You Wouldn’t Make This Mistake…
Let’s consider an analogy. Let’s imagine that your company is about to build a new office complex instead of a software system.
How would you go about doing that? You’d hire credentialed construction professionals with the specialized training and experience to complete your project successfully.
And your very first hire would be the project architect. Your architect would then develop a blueprint that would guide all of the specialized tradespeople in the completion of their particular roles.
Construction crews, plumbers, electricians, mechanical engineers, interior designers — all would be able to follow the guidance of the architect, via the blueprint, in the successful completion of their jobs. All would be able to perform their individual tasks in symphonic harmony.
Each role within the project would be crucial. But it would be the architect that provided the guidance that ultimately ensured the successful completion of the project.
And that’s why you certainly wouldn’t make the mistake of placing your construction project in the hands of people that lacked the appropriate expertise.
…But You Might Make THIS Mistake
Now let’s return to your soon-to-be-launched enterprise software project. What approach will you take with the project? Unfortunately, you’re likely to make a critical mistake that many organizations make: the failure to use an enterprise architect.
Instead, many organizations rely upon ill-skilled people to guide the project. Or they might bring in a specialized architect based upon assumptions about the direction of the project; a cloud architect, for example. But these people simply don’t possess the big-picture expertise required for planning and guiding the project.
And there’s a complicating factor: Most enterprise systems already consist of a cobbled-together collection of individual systems, evolved over many years, that just-barely work together. In my experience, that’s the way it is at virtually every company.
Making additions to these systems must be done very carefully, and with precise planning that incorporates a big-picture understanding of the current state of the system. It’s also important to conceptualize future requirements for the system, developing the future-state architecture along with a roadmap for transitioning from current state to future state. And all of that requires an enterprise architect.
But, perhaps most importantly, the enterprise architect will ensure that everyone participating in the project will understand what they need to do to make the project successful.

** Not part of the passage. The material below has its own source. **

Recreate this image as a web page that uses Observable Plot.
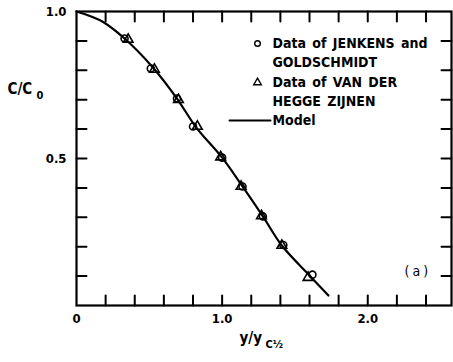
<!DOCTYPE html>
<html>
<head>
<meta charset="utf-8">
<script src="https://cdn.jsdelivr.net/npm/d3@7"></script>
<script src="https://cdn.jsdelivr.net/npm/@observablehq/plot@0.6"></script>
<style>
  html, body { margin: 0; padding: 0; background: #fff; }
  #chart svg text { word-spacing: 2px; }
  #chart svg .tag text { letter-spacing: 3px; }
</style>
</head>
<body>
<div id="chart"></div>
<script>
// Concentration profile across the jet, normalised by the half-width.
const jenkensX = [0.33, 0.51, 0.69, 0.80, 1.00, 1.14, 1.28, 1.42, 1.62];
const jenkensY = [0.908, 0.806, 0.704, 0.609, 0.503, 0.405, 0.303, 0.206, 0.105];

const vdhzX = [0.355, 0.535, 0.70, 0.83, 0.99, 1.13, 1.27, 1.41, 1.59];
const vdhzY = [0.905, 0.803, 0.700, 0.609, 0.505, 0.405, 0.305, 0.204, 0.095];

const modelX = [0, 0.10, 0.18, 0.33, 0.52, 0.69, 0.82, 1.00, 1.14, 1.28, 1.41, 1.60, 1.73];
const modelY = [1.0, 0.983, 0.965, 0.908, 0.812, 0.704, 0.607, 0.503, 0.405, 0.303, 0.204, 0.102, 0.034];

const xTicks = [0.2, 0.4, 0.6, 0.8, 1.0, 1.2, 1.4, 1.6, 1.8, 2.0, 2.2, 2.4];
const yTicks = [0.1, 0.2, 0.3, 0.4, 0.5, 0.6, 0.7, 0.8, 0.9];
const xLabels = [0, 1, 2];
const yLabels = [0.5, 1];
const xMax = 2.575;

const legendLines = ["Data of JENKENS and", "GOLDSCHMIDT", "Data of VAN DER", "HEGGE ZIJNEN", "Model"];

const jenkens = jenkensX.map((x, i) => ({x, y: jenkensY[i]}));
const vdhz = vdhzX.map((x, i) => ({x, y: vdhzY[i]}));
const model = modelX.map((x, i) => ({x, y: modelY[i]}));

const margin = {left: 76, right: 2, top: 11, bottom: 57};
const font = "'Liberation Sans Narrow', 'DejaVu Sans Condensed', 'Liberation Sans', sans-serif";

// a plain straight stroke used for the inward frame ticks and the legend key
const stroke = {draw(context, l) { context.moveTo(0, 0); context.lineTo(0, -l); }};
const tickOpts = {length: 10, anchor: "start", shape: stroke, stroke: "black", strokeWidth: 2};

// pixel placement relative to the plot's top-left corner
const at = (px, py) => ({frameAnchor: "top-left", dx: px - margin.left, dy: py - margin.top});
const note = (text, px, py, opts = {}) =>
  Plot.text([text], {...at(px, py), textAnchor: "start", lineAnchor: "middle", ...opts});

const chart = Plot.plot({
  width: 453,
  height: 362,
  marginLeft: margin.left,
  marginRight: margin.right,
  marginTop: margin.top,
  marginBottom: margin.bottom,
  style: {fontFamily: font, fontSize: "13px", fontWeight: "bold", color: "black", background: "white"},
  x: {domain: [0, xMax]},
  y: {domain: [0, 1]},
  marks: [
    Plot.axisX(xLabels, {tickSize: 0, tickPadding: 8, label: null,
      tickFormat: d => d === 0 ? "0" : d.toFixed(1)}),
    Plot.axisY(yLabels, {tickSize: 0, tickPadding: 10, label: null,
      tickFormat: d => d.toFixed(1)}),
    // inward ticks on all four sides
    Plot.vector(xTicks, {x: d => d, y: 0, rotate: 0, ...tickOpts}),
    Plot.vector(xTicks, {x: d => d, y: 1, rotate: 180, ...tickOpts}),
    Plot.vector(yTicks, {x: 0, y: d => d, rotate: 90, ...tickOpts}),
    Plot.vector(yTicks, {x: xMax, y: d => d, rotate: -90, ...tickOpts}),
    Plot.frame({stroke: "black", strokeWidth: 2.2}),
    // model curve and measurements
    Plot.line(model, {x: "x", y: "y", curve: "catmull-rom", stroke: "black", strokeWidth: 2.2}),
    Plot.dot(jenkens, {x: "x", y: "y", r: 3.5, stroke: "black", strokeWidth: 1.6, fill: "none"}),
    Plot.dot(vdhz, {x: "x", y: "y", symbol: "triangle", r: 3.6, stroke: "black", strokeWidth: 1.6, fill: "none"}),
    // legend
    Plot.dot([0], {...at(257, 43), r: 2.8, stroke: "black", strokeWidth: 1.4, fill: "none"}),
    Plot.dot([0], {...at(257, 82), symbol: "triangle", r: 2.8, stroke: "black", strokeWidth: 1.4, fill: "none"}),
    Plot.vector([0], {...at(229, 120), rotate: 90, length: 41, anchor: "start", shape: stroke,
      stroke: "black", strokeWidth: 2}),
    note(legendLines[0], 272, 43, {fontSize: 14}),
    note(legendLines[1], 272, 62, {fontSize: 14}),
    note(legendLines[2], 272, 82, {fontSize: 14}),
    note(legendLines[3], 272, 101, {fontSize: 14}),
    note(legendLines[4], 272, 120, {fontSize: 14}),
    note("(a)", 404, 271, {fontSize: 14, fontWeight: "normal", className: "tag"}),
    // axis titles with subscripts
    note("C/C", 7, 89, {fontSize: 15}),
    note("0", 36, 95, {fontSize: 11}),
    note("y/y", 239, 338, {fontSize: 15}),
    note("C½", 265, 344, {fontSize: 11})
  ]
});

document.getElementById("chart").appendChild(chart);
</script>
</body>
</html>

Speaking a Common Language
In the analogy of the office construction project, the architect provides guidance in a common language: the blueprint. Everyone involved in the project will speak the language of the blueprint. The electrician will understand the symbol that indicates an electrical outlet; the construction engineer will understand the designation of a load-bearing interior wall; and so on.
An enterprise architect will similarly ensure that everyone involved will be “speaking” a common language. And that will begin with choosing the most appropriate language for the project. Those different languages are called frameworks, and some of the most common include:
- The Zachman Framework: A fundamental enterprise architecture structure that helps reduce the what, how, where, who, when, and why variety of abstractions
- The Open Architecture Framework (TOGAF): A comprehensive and generic framework that splits enterprise architecture into four categories:
- Business architecture
- Information architecture
- Application architecture
- Infrastructure architecture
- The Federal Enterprise Architecture Framework: Promotes a shared development that is durable for developing and documenting architecture descriptions for U.S. federal processes shared among federal agencies and other government entities
- The Treasury Enterprise Architecture Framework: Provides guidance on the of information systems architecture for treasury bureaus
- The Department of Defense Architecture Framework: A comprehensive framework and conceptual model that enables the development of architecture for the Department of Defense (DOD) systems
The enterprise architect will have the expertise necessary to select the best framework for the project. Or, even better, the enterprise architect may be able to deploy a hybrid framework that best fits the needs of the project.
An RCG enterprise architect, for example, will likely deploy RCG’s proprietary framework, the RCG|enable® EA Framework. The RCG framework is, essentially, a scaled-down version that cherry-picks some of the best features from the Zachman and TOGAF frameworks in creating a methodology that will be effective for most any project in any organization. (For diagramming notation, RCG utilizes a combination of BPMN and ArchiMate for rendering enterprise architecture diagrams.)
A Very Common — and Costly — Mistake
As noted above, the failure to utilize the expertise of an enterprise architect is a common mistake.
Why do so many organizations make this mistake?
I believe it’s simply a lack of understanding about the importance of enterprise architecture. Many in the world of information technology just don’t equate the necessity of an enterprise architect with that of a building architect. And yet, foregoing the services of each respective type of architect can result in similarly devastating consequences.
After all, it doesn’t take much of an ill wind to send a house of cards — whether a physical building or an enterprise software system — tumbling to the ground.